++++ SOURCE MATERIAL ++++

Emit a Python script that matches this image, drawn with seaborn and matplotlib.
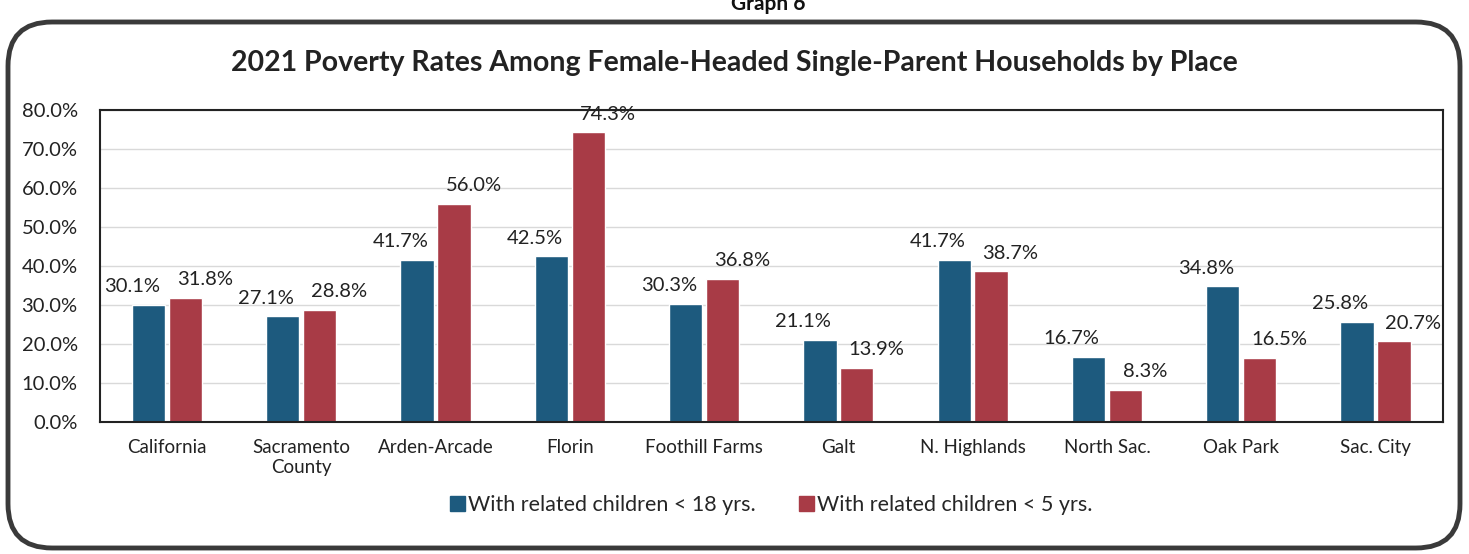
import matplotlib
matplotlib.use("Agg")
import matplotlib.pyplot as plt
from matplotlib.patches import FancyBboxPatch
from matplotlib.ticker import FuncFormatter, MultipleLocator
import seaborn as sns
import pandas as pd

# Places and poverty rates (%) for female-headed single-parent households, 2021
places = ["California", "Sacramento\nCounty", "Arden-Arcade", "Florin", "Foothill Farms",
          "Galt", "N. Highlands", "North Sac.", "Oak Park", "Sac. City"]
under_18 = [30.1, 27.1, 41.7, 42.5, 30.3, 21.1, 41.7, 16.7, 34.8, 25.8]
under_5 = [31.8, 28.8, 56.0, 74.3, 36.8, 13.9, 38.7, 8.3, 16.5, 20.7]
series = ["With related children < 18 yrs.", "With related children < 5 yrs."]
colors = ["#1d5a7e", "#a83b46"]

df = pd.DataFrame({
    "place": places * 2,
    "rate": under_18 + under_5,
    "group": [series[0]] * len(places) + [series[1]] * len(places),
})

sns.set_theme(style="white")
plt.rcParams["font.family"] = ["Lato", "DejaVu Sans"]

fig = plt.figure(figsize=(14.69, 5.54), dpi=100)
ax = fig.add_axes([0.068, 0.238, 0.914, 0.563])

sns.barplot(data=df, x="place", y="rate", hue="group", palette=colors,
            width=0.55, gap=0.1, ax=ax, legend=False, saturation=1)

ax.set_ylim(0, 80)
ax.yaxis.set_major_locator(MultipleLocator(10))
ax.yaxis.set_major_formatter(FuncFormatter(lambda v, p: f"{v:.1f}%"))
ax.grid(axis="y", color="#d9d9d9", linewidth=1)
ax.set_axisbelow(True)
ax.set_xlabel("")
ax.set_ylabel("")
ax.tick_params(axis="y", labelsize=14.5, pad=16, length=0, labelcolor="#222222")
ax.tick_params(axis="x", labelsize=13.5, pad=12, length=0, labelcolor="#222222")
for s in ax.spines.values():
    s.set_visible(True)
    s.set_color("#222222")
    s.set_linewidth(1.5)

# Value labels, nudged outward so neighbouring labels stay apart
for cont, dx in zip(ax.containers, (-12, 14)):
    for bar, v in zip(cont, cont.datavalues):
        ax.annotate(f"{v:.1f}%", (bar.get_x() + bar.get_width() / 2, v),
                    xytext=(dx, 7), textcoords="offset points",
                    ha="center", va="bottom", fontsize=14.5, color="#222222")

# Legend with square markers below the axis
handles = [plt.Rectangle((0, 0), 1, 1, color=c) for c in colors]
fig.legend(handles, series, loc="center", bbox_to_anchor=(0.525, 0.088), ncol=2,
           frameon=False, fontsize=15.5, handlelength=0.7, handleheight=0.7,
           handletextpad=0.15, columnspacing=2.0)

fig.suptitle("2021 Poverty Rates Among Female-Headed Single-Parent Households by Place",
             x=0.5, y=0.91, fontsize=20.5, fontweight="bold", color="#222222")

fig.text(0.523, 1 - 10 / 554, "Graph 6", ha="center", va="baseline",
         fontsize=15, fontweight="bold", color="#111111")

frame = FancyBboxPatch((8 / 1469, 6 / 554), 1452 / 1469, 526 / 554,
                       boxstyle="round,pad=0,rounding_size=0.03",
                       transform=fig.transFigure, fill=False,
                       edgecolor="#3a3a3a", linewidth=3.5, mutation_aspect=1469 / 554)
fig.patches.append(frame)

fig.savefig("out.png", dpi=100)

++++

▶ [WORK REQUIRED]: Return nothing but the lines running from the start of the data to the line with "import pandas as pd", please, both ends included and no pictures.

▶ [SOLUTION TO THE EXERCISE]:
Emit a Python script that matches this image, drawn with seaborn and matplotlib.
import matplotlib
matplotlib.use("Agg")
import matplotlib.pyplot as plt
from matplotlib.patches import FancyBboxPatch
from matplotlib.ticker import FuncFormatter, MultipleLocator
import seaborn as sns
import pandas as pd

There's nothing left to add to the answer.